Professional footballers have a notoriously bad sense of fashion. For as long as I can remember it’s been a profession synonymous with diamond-encrusted sneakers, bad sunglasses, and dreadful haircuts – take early 2000s David Beckham, for example.
While things may have picked up more recently (mostly thanks to the easier accessibility of sought-after brands), a footballer’s ongoing ability to throw stacks of cash at a high-end store and come out looking like a 50p Dappy from N-Dubz or “The Situation” is, quite frankly, astounding.
I suppose it’s true that money really can’t buy you style. Who knew?
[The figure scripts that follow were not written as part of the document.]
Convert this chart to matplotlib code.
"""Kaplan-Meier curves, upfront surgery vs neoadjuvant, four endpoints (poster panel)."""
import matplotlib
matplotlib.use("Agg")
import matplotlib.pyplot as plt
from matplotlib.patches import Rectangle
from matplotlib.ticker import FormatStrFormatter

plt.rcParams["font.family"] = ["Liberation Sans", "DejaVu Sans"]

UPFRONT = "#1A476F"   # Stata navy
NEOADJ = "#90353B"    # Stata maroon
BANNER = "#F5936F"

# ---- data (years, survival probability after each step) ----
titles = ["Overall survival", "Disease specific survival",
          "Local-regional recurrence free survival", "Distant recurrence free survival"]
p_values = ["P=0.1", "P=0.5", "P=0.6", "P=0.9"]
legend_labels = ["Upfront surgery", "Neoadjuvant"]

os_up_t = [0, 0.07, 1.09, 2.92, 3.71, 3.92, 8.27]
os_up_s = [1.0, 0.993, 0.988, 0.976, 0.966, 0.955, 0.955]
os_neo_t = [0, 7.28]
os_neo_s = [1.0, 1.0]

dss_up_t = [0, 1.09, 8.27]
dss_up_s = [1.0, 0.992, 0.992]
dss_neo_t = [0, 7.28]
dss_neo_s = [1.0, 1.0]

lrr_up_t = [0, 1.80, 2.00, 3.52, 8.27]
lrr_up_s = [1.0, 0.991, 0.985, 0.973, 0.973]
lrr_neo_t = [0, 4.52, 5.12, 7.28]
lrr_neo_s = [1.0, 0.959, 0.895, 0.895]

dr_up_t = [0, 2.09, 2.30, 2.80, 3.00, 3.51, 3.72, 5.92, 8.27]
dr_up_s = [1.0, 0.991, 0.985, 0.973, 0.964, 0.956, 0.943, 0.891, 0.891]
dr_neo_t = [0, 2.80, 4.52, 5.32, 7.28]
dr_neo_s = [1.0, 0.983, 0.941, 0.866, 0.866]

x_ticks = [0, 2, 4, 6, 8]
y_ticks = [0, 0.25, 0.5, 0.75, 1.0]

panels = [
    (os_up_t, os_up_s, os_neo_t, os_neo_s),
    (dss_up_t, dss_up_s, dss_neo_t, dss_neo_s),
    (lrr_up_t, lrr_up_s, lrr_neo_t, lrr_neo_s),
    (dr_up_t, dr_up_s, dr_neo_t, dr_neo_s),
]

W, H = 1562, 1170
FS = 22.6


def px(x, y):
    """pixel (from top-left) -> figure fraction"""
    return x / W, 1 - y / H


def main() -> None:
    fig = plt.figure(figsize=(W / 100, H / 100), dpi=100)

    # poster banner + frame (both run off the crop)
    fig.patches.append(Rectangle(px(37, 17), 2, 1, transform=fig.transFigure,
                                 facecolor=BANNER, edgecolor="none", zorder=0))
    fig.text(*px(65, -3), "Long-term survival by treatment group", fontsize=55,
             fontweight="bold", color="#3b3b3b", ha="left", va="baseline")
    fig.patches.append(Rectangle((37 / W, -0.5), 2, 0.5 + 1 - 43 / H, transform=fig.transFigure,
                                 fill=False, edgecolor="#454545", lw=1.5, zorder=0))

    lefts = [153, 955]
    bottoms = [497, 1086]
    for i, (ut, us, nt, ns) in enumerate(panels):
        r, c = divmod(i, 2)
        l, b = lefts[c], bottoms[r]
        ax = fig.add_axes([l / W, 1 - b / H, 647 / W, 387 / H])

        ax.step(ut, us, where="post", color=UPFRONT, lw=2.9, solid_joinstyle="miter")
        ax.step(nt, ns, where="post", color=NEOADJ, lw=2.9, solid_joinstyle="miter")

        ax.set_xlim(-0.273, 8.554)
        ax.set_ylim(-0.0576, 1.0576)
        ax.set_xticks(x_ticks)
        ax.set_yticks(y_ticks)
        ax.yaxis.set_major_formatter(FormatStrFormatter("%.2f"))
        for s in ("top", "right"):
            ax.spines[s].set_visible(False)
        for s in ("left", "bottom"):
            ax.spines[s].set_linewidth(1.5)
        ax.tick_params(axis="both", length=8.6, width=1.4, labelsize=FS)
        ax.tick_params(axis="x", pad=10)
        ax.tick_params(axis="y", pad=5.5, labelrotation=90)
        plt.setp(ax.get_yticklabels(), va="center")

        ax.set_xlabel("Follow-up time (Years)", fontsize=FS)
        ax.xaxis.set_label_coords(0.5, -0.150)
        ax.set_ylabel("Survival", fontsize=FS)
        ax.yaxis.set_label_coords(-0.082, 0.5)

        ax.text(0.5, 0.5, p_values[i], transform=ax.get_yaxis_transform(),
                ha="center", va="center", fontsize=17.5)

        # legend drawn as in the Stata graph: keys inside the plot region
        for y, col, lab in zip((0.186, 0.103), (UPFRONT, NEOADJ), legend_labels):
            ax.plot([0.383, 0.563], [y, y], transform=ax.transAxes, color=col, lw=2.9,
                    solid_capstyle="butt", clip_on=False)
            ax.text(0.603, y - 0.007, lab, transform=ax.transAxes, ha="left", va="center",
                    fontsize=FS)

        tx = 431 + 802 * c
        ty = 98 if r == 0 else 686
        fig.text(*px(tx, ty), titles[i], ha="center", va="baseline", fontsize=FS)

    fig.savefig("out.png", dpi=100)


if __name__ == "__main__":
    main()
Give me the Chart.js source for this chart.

That being said, there are a small (tiny, in fact) handful of footballers who go against the grain, one of whom in particular is England and Chelsea striker Raheem Sterling, who has reunited with Clarks Originals for a second collaboration.
After designing a one-off limited-edition Wallabee with Clarks last year and being the face of a BAPE collaboration the month before, Sterling returns to try his hand at co-designing a complete footwear collection.
Paying homage to his birthplace of Kingston, Jamaica, ‘1692’ (the year Kingston was founded) can be found embossed on the heel of each shoe, with the country’s national motto “Out of Many – One People” found on the inside.
“In school I wanted to keep up with the kids wearing fresh kicks, so I was selling frozen slush after class to make money to buy my first pair of Wallabees,” explains Sterling on his love for the brand.
“Fast forward and now to be the first Jamaican with my own Clarks collection is an honor. When I heard I could build this line, I was buzzing. It’s a brand I’ve loved from a young age, so to have this opportunity is special.”
The Clarks Originals x Raheem Sterling collection – which is available online now for £120 – includes both Wallabees and Desert Trek silhouettes, two of the footballer's favorite styles.
Sterling's appreciation and eye for fashion in an industry tainted with others obsessed with gaudy designers is refreshing, to say the least. And if his first two releases with Clarks are anything to go by, there's plenty more goodness to come.